Insistentemente ricorre il tema del "luogo" e della sua "rappresentazione", esperita anzitutto "nel rapportarsi con la luce che gli è propria", e le Lezioni bene trasmettono questa particolare sensibilità nei confronti del paesaggio. Ghirri fu del resto promotore di progetti collettivi e pluridisciplinari che hanno segnato la storia della fotografia italiana come Viaggio in Italia (1984) ed Esplorazioni sulla via Emilia (1986).
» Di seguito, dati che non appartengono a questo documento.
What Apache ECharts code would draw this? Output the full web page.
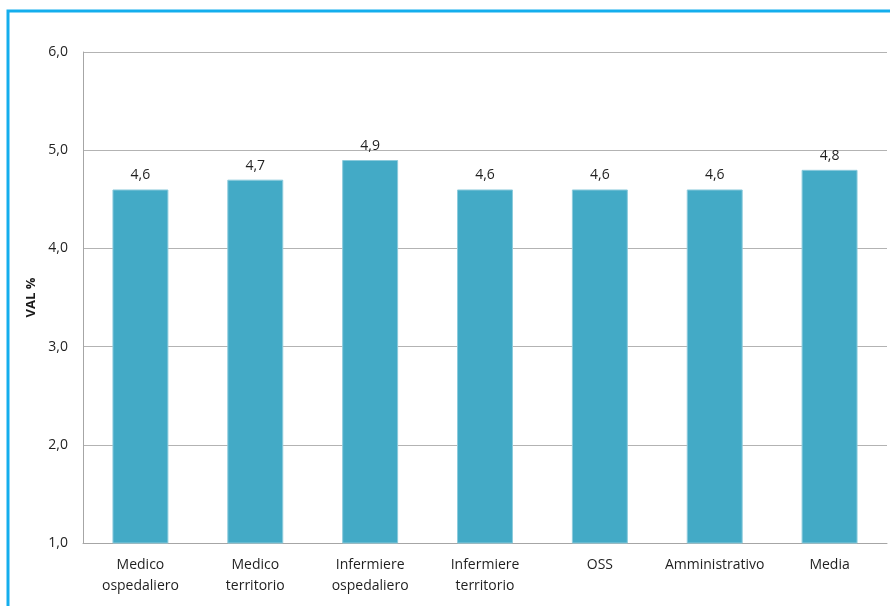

In pagine di grande efficacia "l'educazione dello sguardo" si carica di una prorompente valenza sociale, divenendo il contravveleno all'odierno stupro del paesaggio che ha portato a un "disastro visivo colossale", dove "i segni si moltiplicano, sono in conflitto tra loro". Al fine di superare questa "disaffezione che l'uomo ha sviluppato nei confronti del suo ambiente", questa sua "fondamentale incapacità di relazionarsi [con esso] attraverso la rappresentazione", Ghirri rivendica la necessità di un "recupero della rappresentazione visiva, oltre alla parola o all'informazione 'tecnica', come strumento di relazione con il mondo, di rapporto con l'ambiente". In queste riflessioni che, muovendo da un ambito estetico, investono un più vasto orizzonte antropologico, si intercetta probabilmente un nodo cruciale per intendere certa deriva contemporanea nella gestione del territorio, ormai percepito anche da chi vi abita come "altro da sé".
Capaci di cogliere un ambiente nel suo insieme e complessità, le foto di Ghirri non sono però mai una denuncia quanto piuttosto "un discorso di critica, di critica intesa come nodo dialettico, non come assunto". Secondo Ghirri, "la fotografia (
) rimane un linguaggio per porre delle domande sul mondo" e fare fotografia è cercare il punto di equilibrio "tra la nostra interiorità e il mondo esterno", nella convinzione che la fotografia "possa metterci in relazione con il mondo in una maniera diversa". Diverse pagine delle Lezioni restituiscono questo modo premuroso nell'accostare la realtà, alla ricerca di inediti itinerari visivi e percettivi: uno sguardo, quello di Ghirri, che assume i contorni di una "proiezione affettiva", come ricorda Gianni Celati nella nota posta a chiusura di questo libro prezioso.